The reality, dude, is that these head RESTRAINTS point my head at my feet, because they are set for crash test dummies that have heads growing out of their chests, not for people like me who have heads growing out from between my shoulders. I literally cannot see the road with the head restraints in most cars today, all I can see is my toes. You can whine all you want about safety blah blah blah, but if I’m looking at my toes rather than at the road when driving, that’s not safe at all!


#16

BTW, I don’t recommend reversing the head restraints. The same problem that causes them to push my head down to point at my toes also puts them way too far back if reversed.

All of this would be solvable if the blasted things were actually adjustable for anything other than height, but they aren’t. They’re designed to get good crash test scores from crash test dummies, not for people.
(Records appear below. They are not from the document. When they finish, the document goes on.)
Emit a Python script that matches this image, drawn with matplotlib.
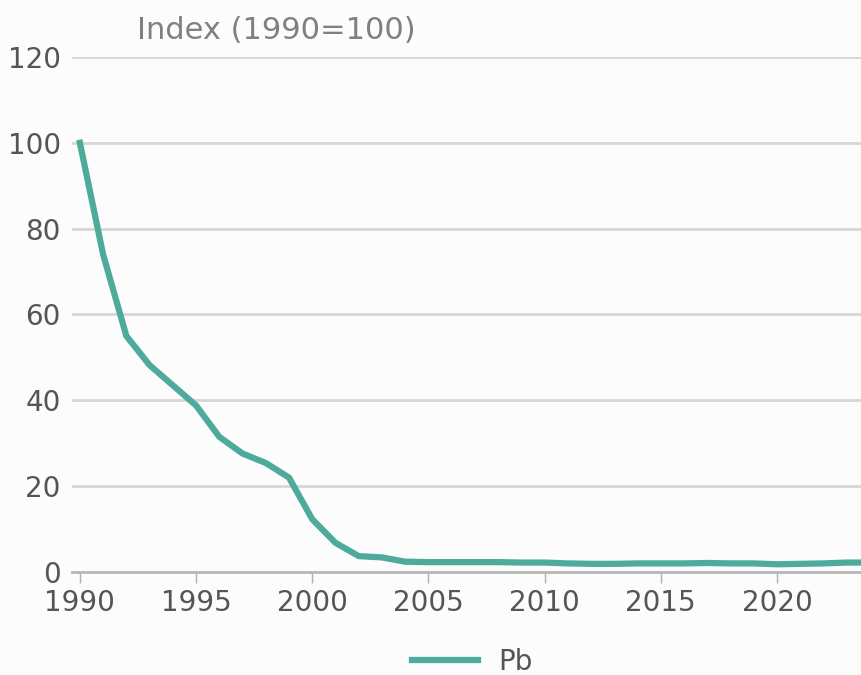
import matplotlib.pyplot as plt

years = list(range(1990, 2025))
pb = [100, 74, 55, 48.2, 43.5, 38.8, 31.5, 27.6, 25.4, 22, 12.3, 6.8, 3.7, 3.4, 2.4,
      2.3, 2.3, 2.3, 2.3, 2.2, 2.2, 2.0, 1.9, 1.9, 2.0, 2.0, 2.0, 2.1, 2.0, 2.0,
      1.8, 1.9, 2.0, 2.2, 2.2]
yticks = [0, 20, 40, 60, 80, 100, 120]
xticks = [1990, 1995, 2000, 2005, 2010, 2015, 2020]

bg = "#fcfcfc"
teal = "#4eab9b"

fig = plt.figure(figsize=(8.61, 6.75), dpi=100, facecolor=bg)
ax = fig.add_axes([0.0836, 0.1526, 0.9164, 0.763], facecolor=bg)

ax.plot(years, pb, color=teal, lw=4.5, solid_joinstyle="round", label="Pb", zorder=3)

ax.set_xlim(1989.66, 2023.62)
ax.set_ylim(0, 120)
ax.set_yticks(yticks)
ax.set_xticks(xticks)
ax.grid(axis="y", color="#d6d6d6", lw=2)
ax.set_axisbelow(True)
for s in ["top", "right", "left"]:
    ax.spines[s].set_visible(False)
ax.spines["bottom"].set_color("#b8b8b8")
ax.spines["bottom"].set_linewidth(2)
ax.tick_params(axis="y", length=0, pad=8, labelsize=20, labelcolor="#555555")
ax.tick_params(axis="x", length=8, width=1, color="#b0b0b0", pad=4,
               labelsize=20, labelcolor="#555555")

fig.text(0.159, 0.955, "Index (1990=100)", fontsize=22, color="#808080",
         ha="left", va="center")

ax.legend(loc="center", bbox_to_anchor=(0.507, -0.175), frameon=False,
          fontsize=20, labelcolor="#555555", handlelength=2.4, handletextpad=0.7)

fig.savefig("out.png", dpi=100, facecolor=bg)
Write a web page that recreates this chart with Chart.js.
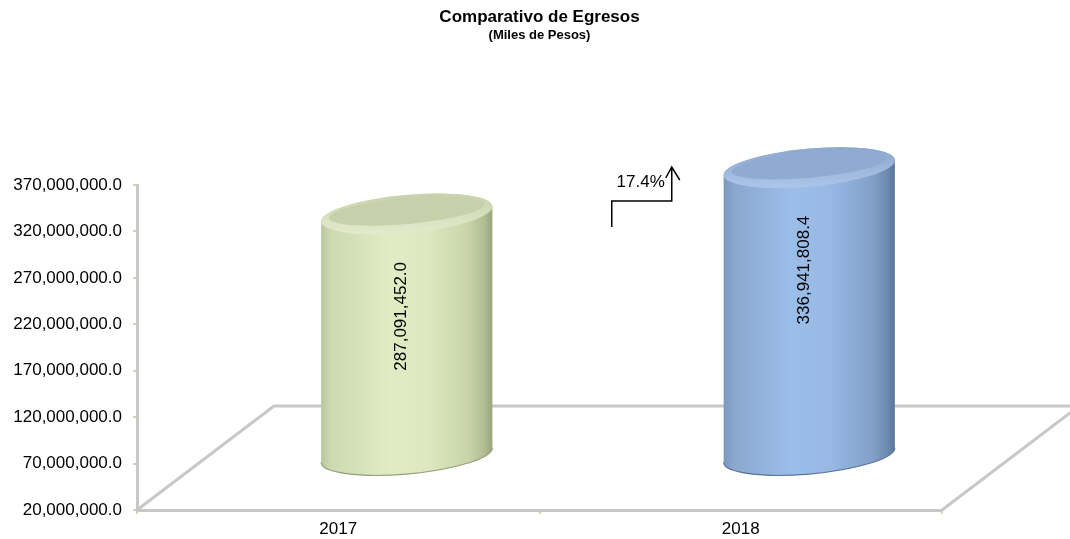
<!DOCTYPE html>
<html>
<head>
<meta charset="utf-8">
<title>Comparativo de Egresos</title>
<script src="https://cdn.jsdelivr.net/npm/chart.js@4.4.1/dist/chart.umd.min.js"></script>
<style>
  body { margin: 0; background: #fff; }
</style>
</head>
<body>
<canvas id="egresos" width="1070" height="539"></canvas>
<script>
// data
const years = ['2017', '2018']
const egresos = [287091452.0, 336941808.4]
const yMin = 20000000
const yMax = 370000000
const yStep = 50000000

const cylColors = [
  {
    side: [[0, '#bac69c'], [0.06, '#cdd9b1'], [0.4, '#e1ecc5'], [0.62, '#dde8c0'], [0.86, '#c8d4a8'], [0.95, '#b0bc91'], [1, '#98a47a']],
    topOuter: ['#c8d2ad', '#e2eacd'],
    topInner: '#c6d0ab',
    edge: '#949f78',
  },
  {
    side: [[0, '#7c97bf'], [0.06, '#8ba7cf'], [0.4, '#9bbee9'], [0.62, '#97b9e4'], [0.86, '#83a1ca'], [0.95, '#6f8bb2'], [1, '#5b7499']],
    topOuter: ['#8ea8ce', '#abc5e8'],
    topInner: '#90abd1',
    edge: '#5a7398',
  },
]

const fmt = (v) => v.toLocaleString('en-US', { minimumFractionDigits: 1, maximumFractionDigits: 1 })
const font = 'Liberation Sans, Arial, sans-serif'

// depth of the 3d floor
const depthX = 137
const depthY = -104

function drawCylinder(ctx, cx, yTop, yBot, a, b, th, c) {
  const t0 = Math.atan2(-b * Math.sin(th), a * Math.cos(th))

  const g = ctx.createLinearGradient(cx - a, 0, cx + a, 0)
  c.side.forEach((s) => g.addColorStop(s[0], s[1]))
  ctx.beginPath()
  ctx.ellipse(cx, yBot, a, b, th, t0, t0 + Math.PI)
  ctx.ellipse(cx, yTop, a, b, th, t0 + Math.PI, t0 + 2 * Math.PI)
  ctx.closePath()
  ctx.fillStyle = g
  ctx.fill()

  ctx.beginPath()
  ctx.ellipse(cx, yBot, a, b, th, t0, t0 + Math.PI)
  ctx.strokeStyle = c.edge
  ctx.lineWidth = 1.2
  ctx.stroke()

  // top face
  const tg = ctx.createLinearGradient(0, yTop - b, 0, yTop + b)
  tg.addColorStop(0, c.topOuter[0])
  tg.addColorStop(1, c.topOuter[1])
  ctx.beginPath()
  ctx.ellipse(cx, yTop, a, b, th, 0, 2 * Math.PI)
  ctx.fillStyle = tg
  ctx.fill()
  ctx.beginPath()
  ctx.ellipse(cx, yTop - 3, a - 8, b - 6, th, 0, 2 * Math.PI)
  ctx.fillStyle = c.topInner
  ctx.fill()
}

const cylinderPlugin = {
  id: 'cylinders',
  beforeDatasetsDraw(chart) {
    const ctx = chart.ctx
    const area = chart.chartArea
    // floor of the 3d box
    ctx.save()
    ctx.strokeStyle = '#c8c8c8'
    ctx.lineWidth = 3
    ctx.beginPath()
    ctx.moveTo(area.left, area.bottom)
    ctx.lineTo(area.left + depthX, area.bottom + depthY)
    ctx.lineTo(area.right + depthX, area.bottom + depthY)
    ctx.lineTo(area.right, area.bottom)
    ctx.stroke()
    ctx.restore()
  },
  afterDatasetsDraw(chart) {
    const ctx = chart.ctx
    const yScale = chart.scales.y
    const meta = chart.getDatasetMeta(0)
    ctx.save()
    meta.data.forEach((bar, i) => {
      const cx = bar.x + depthX / 2
      const yTop = bar.y + depthY / 2 + 4
      const yBot = yScale.getPixelForValue(yMin) + depthY / 2 - 3
      drawCylinder(ctx, cx, yTop, yBot, bar.width / 2, 19, -0.09, cylColors[i])

      // value label
      ctx.save()
      ctx.translate(cx - 5, bar.y + depthY / 2 + 52)
      ctx.rotate(-Math.PI / 2)
      ctx.fillStyle = '#000'
      ctx.font = '17px ' + font
      ctx.textAlign = 'right'
      ctx.textBaseline = 'middle'
      ctx.fillText(fmt(egresos[i]), 0, 0)
      ctx.restore()
    })
    ctx.restore()
  },
  afterDraw(chart) {
    // growth arrow
    const ctx = chart.ctx
    const area = chart.chartArea
    const bar = chart.getDatasetMeta(0).data[1]
    const x1 = bar.x - 129
    const x2 = bar.x - 69
    const yLow = area.top + 42
    const yStepLine = area.top + 16
    const yTip = area.top - 18
    const pct = ((egresos[1] / egresos[0] - 1) * 100).toFixed(1) + '%'

    ctx.save()
    ctx.strokeStyle = '#000'
    ctx.lineWidth = 1.5
    ctx.beginPath()
    ctx.moveTo(x1, yLow)
    ctx.lineTo(x1, yStepLine)
    ctx.lineTo(x2, yStepLine)
    ctx.lineTo(x2, yTip)
    ctx.moveTo(x2 - 6, yTip + 11)
    ctx.lineTo(x2, yTip)
    ctx.lineTo(x2 + 8, yTip + 13)
    ctx.stroke()
    ctx.fillStyle = '#000'
    ctx.font = '17px ' + font
    ctx.textAlign = 'right'
    ctx.textBaseline = 'middle'
    ctx.fillText(pct, x2 - 7, yTip + 15)
    ctx.restore()
  },
}

const ctx = document.getElementById('egresos').getContext('2d')

new Chart(ctx, {
  type: 'bar',
  data: {
    labels: years,
    datasets: [
      {
        data: egresos,
        backgroundColor: 'rgba(0,0,0,0)',
        borderWidth: 0,
        barPercentage: 0.427,
        categoryPercentage: 1,
      },
    ],
  },
  options: {
    responsive: false,
    animation: false,
    layout: {
      padding: { left: 0, right: 128, top: 0, bottom: 0 },
    },
    scales: {
      x: {
        afterFit(scale) {
          scale.height = 29
        },
        grid: {
          drawOnChartArea: false,
          tickLength: 4,
          color: '#d0d6b8',
          lineWidth: 2,
        },
        border: { color: '#c8c8c8', width: 3 },
        ticks: {
          color: '#000',
          padding: 5,
          font: { family: font, size: 17 },
        },
      },
      y: {
        min: yMin,
        max: yMax,
        afterFit(scale) {
          scale.width = 137
        },
        grid: {
          drawOnChartArea: false,
          tickLength: 4,
          color: '#cdd4b4',
          lineWidth: 2,
        },
        border: { color: '#c8c8c8', width: 3 },
        ticks: {
          stepSize: yStep,
          color: '#000',
          padding: 11,
          font: { family: font, size: 17 },
          callback: (v) => fmt(v),
        },
      },
    },
    plugins: {
      legend: { display: false },
      tooltip: { enabled: false },
      title: {
        display: true,
        text: 'Comparativo de Egresos',
        fullSize: false,
        color: '#000',
        font: { family: font, size: 17, weight: 'bold' },
        padding: { top: 7, bottom: 0 },
      },
      subtitle: {
        display: true,
        text: '(Miles de Pesos)',
        fullSize: false,
        color: '#000',
        font: { family: font, size: 13, weight: 'bold' },
        padding: { top: 0, bottom: 142 },
      },
    },
  },
  plugins: [cylinderPlugin],
})
</script>
</body>
</html>
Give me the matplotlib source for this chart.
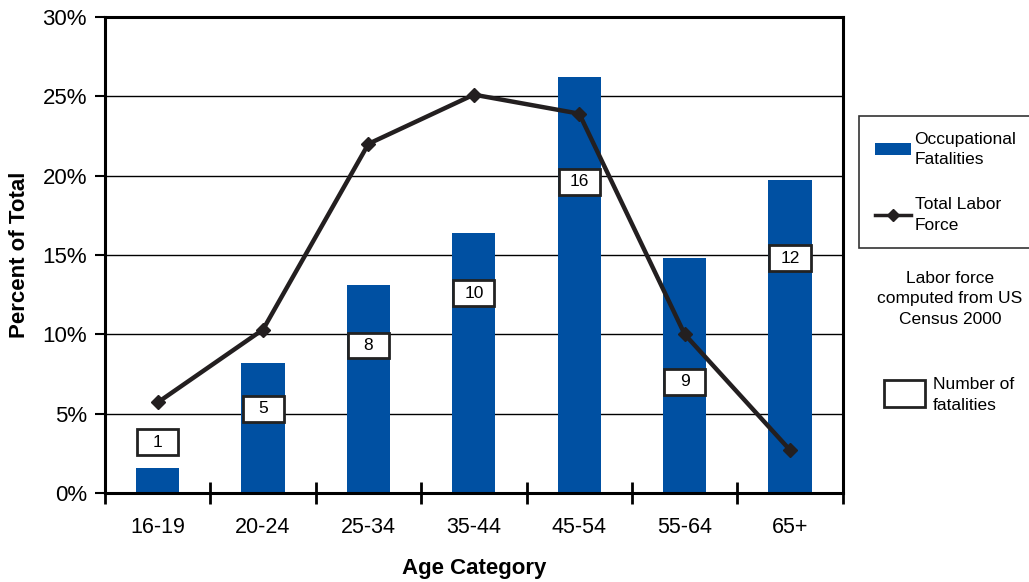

Like early seat belt designs that had no retractors, they are uncomfortable and people bypass them because of that. Seat belt comfort was fixed by the mid 80’s with the retractors that kept them loosely against your chest while allowing you to move around slowly, while locking up in an actual crash to protect you. Too bad head restraint comfort hasn’t been similarly engineered – they could do the same thing (have an adjuster that kept it lightly against your head but which locked up in a crash), but seem more interested in whining that people just are being mean to these poor engineers by asking “why are our head restraints so incompetently designed?!”.

Kudos to those few manufacturers who have designed head restraints that are both comfortable and effective, most of which use some mechanism to pop the restraint forward to restrain your head in a rear-end collision…


#17

Yes, the pain of whiplash can be severe and long lasting. But the vast majority of people never get severe and long lasting whiplash. I got whiplash when I was driving my 66 Plymouth Fury III station wagon (no headrests then) By an Olds 88. My neck was very painful for 2 days and I had to use my hand to help raise or lower my head for a few weeks.

Would I rather go through that again or drive the rest of my life in pain caused by an uncomfortable headrest ?

Give me the whiplash every time.

It is like when people say, any sacrifice would be worth it if it would save just one life. No, it wouldn’t be or we would require all motor vehicles to be built to go no more that 10 mph. That would save tens of thousands of lives in our country alone, and no, it wouldn’t be worth it.


#18

You keep saying this but it isn’t true. I posted just one example that explains how they came about to be this way. The fact is, the MAJORITY of people have bad posture and the seats, dummies and everything else are designed to fit the MAJORITY of people using it. Like it or not, you are in the minority so it’s you that will have to adapt or just keep whining about it. There are things you can do to address the issue, I’d suggest trying some of those suggestions. Either that or go on a crusade to improve posture in society…


#19

You sound like the people who defended the uncomfortable seatbelts of the 1970’s because “safety!”, or the gas-thirsty and power sapping emissions controls of the 1970’s because “environment!” The reality is that it is possible to engineer these things properly for comfort, just as the uncomfortable seatbelts of the 1970’s became comfortable once engineers designed retractors that allowed you to move around while belted, while still locking up properly when in a crash, and just as the power-sapping and gas-thirsty emission controls of the 1970’s became the power-granting and fuel-sipping emissions controls of the 1990’s with good engineering. You are defending poor engineering.


#20

And yes, the seats in the 2007-2018 Wrangler seem designed to force you into a hunchback position too, because “safety!”. Bull****. We know how to make head restraints and seats that are both safe AND comfortable. It’s just bad engineering, that’s all.

And yes, I can “fix” the head restraints and seat. But I paid nearly $40K for this bloody Jeep. I’m not going to defend bad engineering on something that I paid more than a BMW for.